Look through the data below and return each line where "matplotlib" appears.

--- Begin RECORDED INFORMATION ---

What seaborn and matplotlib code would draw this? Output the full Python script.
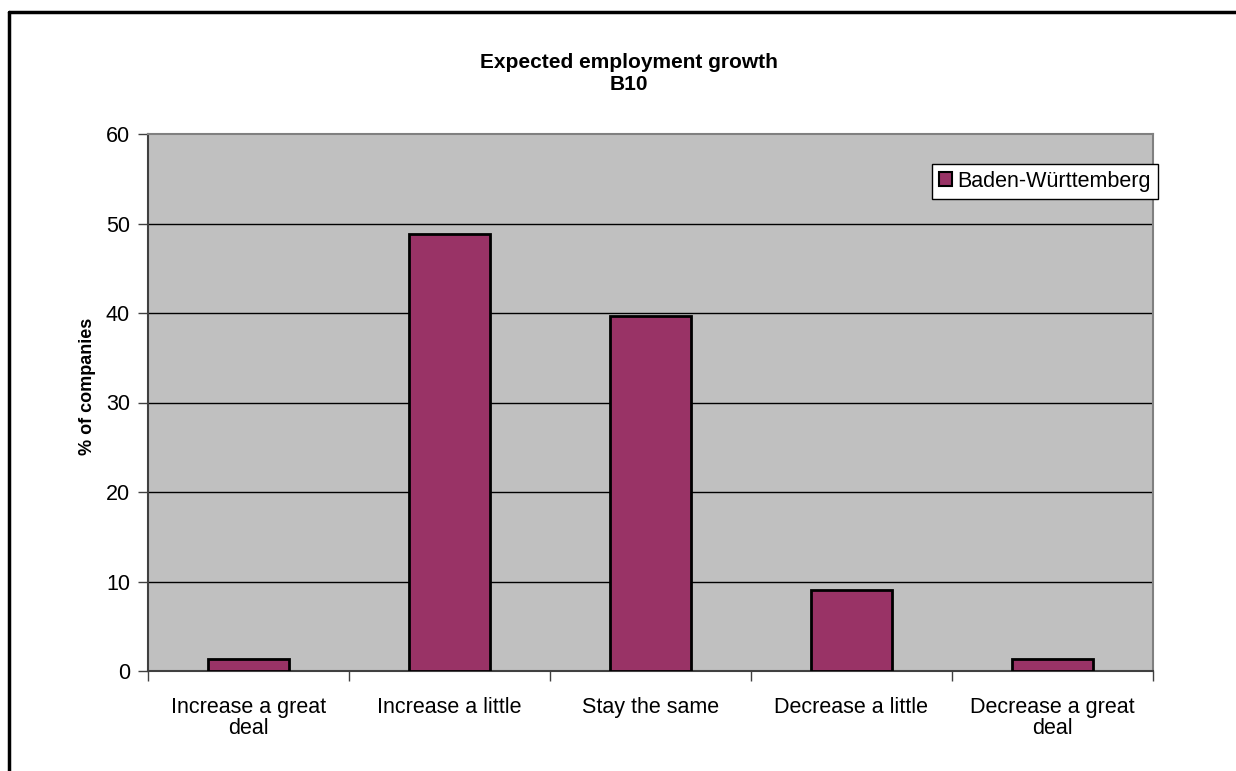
import matplotlib
matplotlib.use("Agg")
import matplotlib.pyplot as plt
import seaborn as sns
import pandas as pd
from matplotlib.patches import Patch
from matplotlib.lines import Line2D

categories = ["Increase a great\ndeal", "Increase a little", "Stay the same",
              "Decrease a little", "Decrease a great\ndeal"]
values = [1.3, 48.8, 39.7, 9.0, 1.3]
series_name = "Baden-Württemberg"
title = "Expected employment growth\nB10"
ylabel = "% of companies"
yticks = [0, 10, 20, 30, 40, 50, 60]

sns.set_theme(style="white")
plt.rcParams["font.family"] = ["Liberation Sans", "DejaVu Sans"]
plt.rcParams["text.color"] = "black"
plt.rcParams["axes.labelcolor"] = "black"
plt.rcParams["xtick.color"] = "black"
plt.rcParams["ytick.color"] = "black"

df = pd.DataFrame({"category": categories, "value": values, "region": series_name})

fig = plt.figure(figsize=(12.36, 7.71), dpi=100)
ax = fig.add_axes([148/1236, 1-671/771, (1153-148)/1236, (671-134)/771])
ax.set_facecolor("#C0C0C0")

sns.barplot(data=df, x="category", y="value", hue="region", palette=["#993366"],
            saturation=1, width=0.4, edgecolor="black", linewidth=2, legend=False,
            ax=ax, zorder=3)

ax.set_xlim(-0.5, 4.5)
ax.set_ylim(0, 60)
ax.set_yticks(yticks)
ax.set_yticklabels([str(t) for t in yticks], fontsize=15.5)
for t in yticks[1:-1]:
    ax.axhline(t, color="black", lw=1, zorder=1)

ax.set_xlabel("")
ax.set_ylabel(ylabel, fontsize=13, fontweight="bold")
ax.yaxis.set_label_coords((96-148)/1005, (671-386)/537)
ax.tick_params(axis="x", which="major", length=0, labelsize=15.5, pad=19)
for lab in ax.get_xticklabels():
    lab.set_linespacing(1.0)
ax.set_xticks([i - 0.5 for i in range(6)], minor=True)
ax.tick_params(axis="x", which="minor", length=7, width=1, color="#404040", direction="out")
ax.tick_params(axis="y", length=7, width=1, color="#404040", direction="out", pad=6)
ax.xaxis.set_ticks_position("bottom")
ax.yaxis.set_ticks_position("left")
for s in ax.spines.values():
    s.set_color("#808080")
    s.set_linewidth(1.5)
ax.spines["left"].set_color("#404040")
ax.spines["bottom"].set_color("#404040")

fig.text(629/1236, 1-73.5/771, title, ha="center", va="center", fontsize=15,
         fontweight="bold", linespacing=1.22)

handles = [Patch(facecolor="#993366", edgecolor="black", linewidth=1.5, label=series_name)]
leg = fig.legend(handles=handles, loc="upper left",
                 bbox_to_anchor=(932/1236, 1-164/771), fontsize=15.5, frameon=True,
                 fancybox=False, handlelength=0.6, handleheight=0.6, handletextpad=0.25,
                 borderpad=0.32, borderaxespad=0, facecolor="white", framealpha=1)
leg.get_frame().set_edgecolor("black")
leg.get_frame().set_linewidth(1)

fig.add_artist(Line2D([9/1236, 9/1236], [0, 1-12/771], color="black", lw=2.5,
                      transform=fig.transFigure))
fig.add_artist(Line2D([9/1236, 1], [1-12/771, 1-12/771], color="black", lw=2.5,
                      transform=fig.transFigure))

fig.savefig("out.png", dpi=100, facecolor="white")
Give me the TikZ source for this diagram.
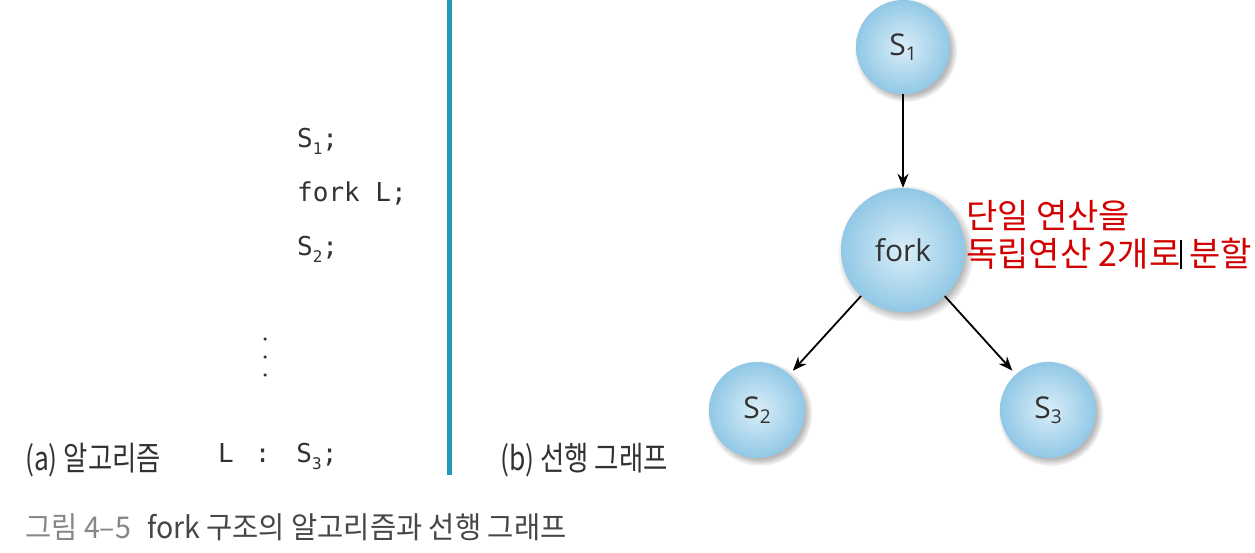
\documentclass[tikz,border=0pt]{standalone}
\usepackage{fontspec}
\setmainfont{Open Sans}
\newfontfamily\krf{Noto Sans CJK KR}
\newfontfamily\monof{DejaVu Sans Mono}
\usetikzlibrary{shadows,arrows.meta}
\definecolor{ballin}{RGB}{218,238,248}
\definecolor{ballout}{RGB}{145,200,230}
\definecolor{txtgray}{RGB}{50,50,50}
\definecolor{barblue}{RGB}{38,152,188}
\definecolor{redtxt}{RGB}{210,0,0}
\definecolor{capgray}{RGB}{135,135,135}
\definecolor{capdark}{RGB}{70,70,70}
\newcommand{\csub}[1]{\raisebox{-7pt}{\fontsize{16}{16}\selectfont #1}}
\newcommand{\nsub}[1]{\raisebox{-5pt}{\fontsize{19}{19}\selectfont #1}}
\begin{document}
\begin{tikzpicture}[x=1pt,y=-1pt,
  ball/.style={circle, draw=none, inner color=ballin, outer color=ballout,
    circular drop shadow={shadow xshift=2.5pt, shadow yshift=-3pt, opacity=0.4, fill=black!70},
    text=txtgray, font=\fontsize{30}{30}\selectfont, inner sep=0pt},
  arr/.style={-{Stealth[length=14pt,width=11pt]}, line width=1.8pt, black},
  code/.style={anchor=base west, inner sep=0pt, text=txtgray, font=\monof\fontsize{26}{26}\selectfont},
  lab/.style={anchor=base west, inner sep=0pt, text=txtgray},
  dot/.style={circle, fill=txtgray, inner sep=0pt, minimum size=3.5pt}
]
\fill[white] (0,0) rectangle (1255,553);
\useasboundingbox (0,0) rectangle (1255,553);

% divider
\draw[barblue, line width=5pt] (449.5,0) coordinate (bt) -- (449.5,475) coordinate (bb);

% code
\node[code] (c1) at (297,148) {S\csub{1};};
\node[code] (c2) at (297,202) {fork L;};
\node[code] (c3) at (297,256) {S\csub{2};};
\node[dot] (d1) at (265,339) {};
\node[dot] (d2) at (265,357) {};
\node[dot] (d3) at (265,375) {};
\node[code] (c4) at (218,462) {L\hspace{21pt}:\hspace{26pt}S\csub{3};};

% labels
\node[lab] (la) at (25,470) {\krf\fontsize{33}{33}\selectfont\scalebox{0.8}[1]{(a) 알고리즘}};
\node[lab] (lb) at (500,470) {\krf\fontsize{33}{33}\selectfont\scalebox{0.8}[1]{(b) 선행 그래프}};
\node[lab] (cap) at (25,538) {\krf\fontsize{30}{30}\selectfont\scalebox{0.95}[1]{\color{capgray}그림 4–5\hspace{17pt}\color{capdark}fork 구조의 알고리즘과 선행 그래프}};

% graph
\node[ball, minimum size=94pt] (s1) at (903,47) {S\nsub{1}};
\node[ball, minimum size=124pt] (fk) at (903,250) {fork};
\node[ball, minimum size=96pt] (s2) at (757,410) {S\nsub{2}};
\node[ball, minimum size=96pt] (s3) at (1048,410) {S\nsub{3}};

\draw[arr] (s1) -- (fk);
\draw[arr, shorten >=5pt] (fk) -- (s2);
\draw[arr, shorten >=5pt] (fk) -- (s3);

% red note
\node[anchor=base west, inner sep=0pt, text=redtxt, align=left,
  font=\krf\fontsize{34}{37}\selectfont] (note) at (966,266)
  {단일 연산을\\독립연산 2개로{\color{black}\rule[-3pt]{1.2pt}{29pt}} 분할};
\end{tikzpicture}
\end{document}
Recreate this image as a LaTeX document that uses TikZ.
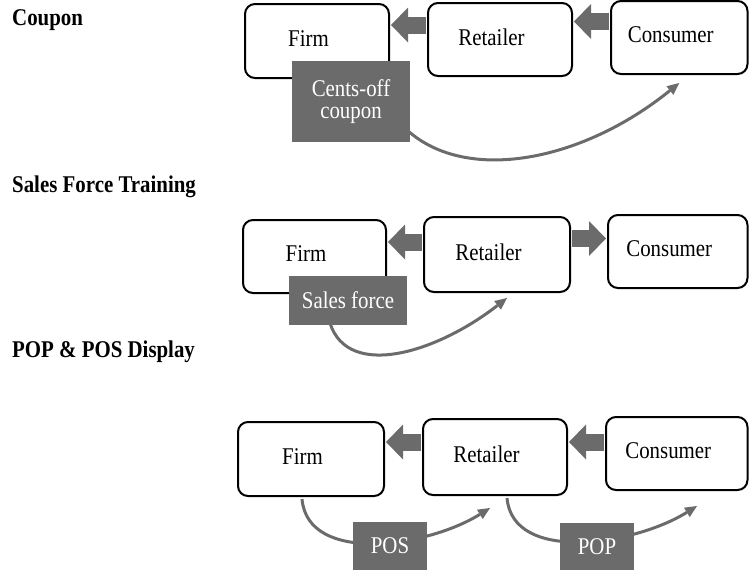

--- End RECORDED INFORMATION ---

◆ SOLUTION FOR THIS EXERCISE
What seaborn and matplotlib code would draw this? Output the full Python script.
import matplotlib
matplotlib.use("Agg")
import matplotlib.pyplot as plt
from matplotlib.patches import Patch
from matplotlib.lines import Line2D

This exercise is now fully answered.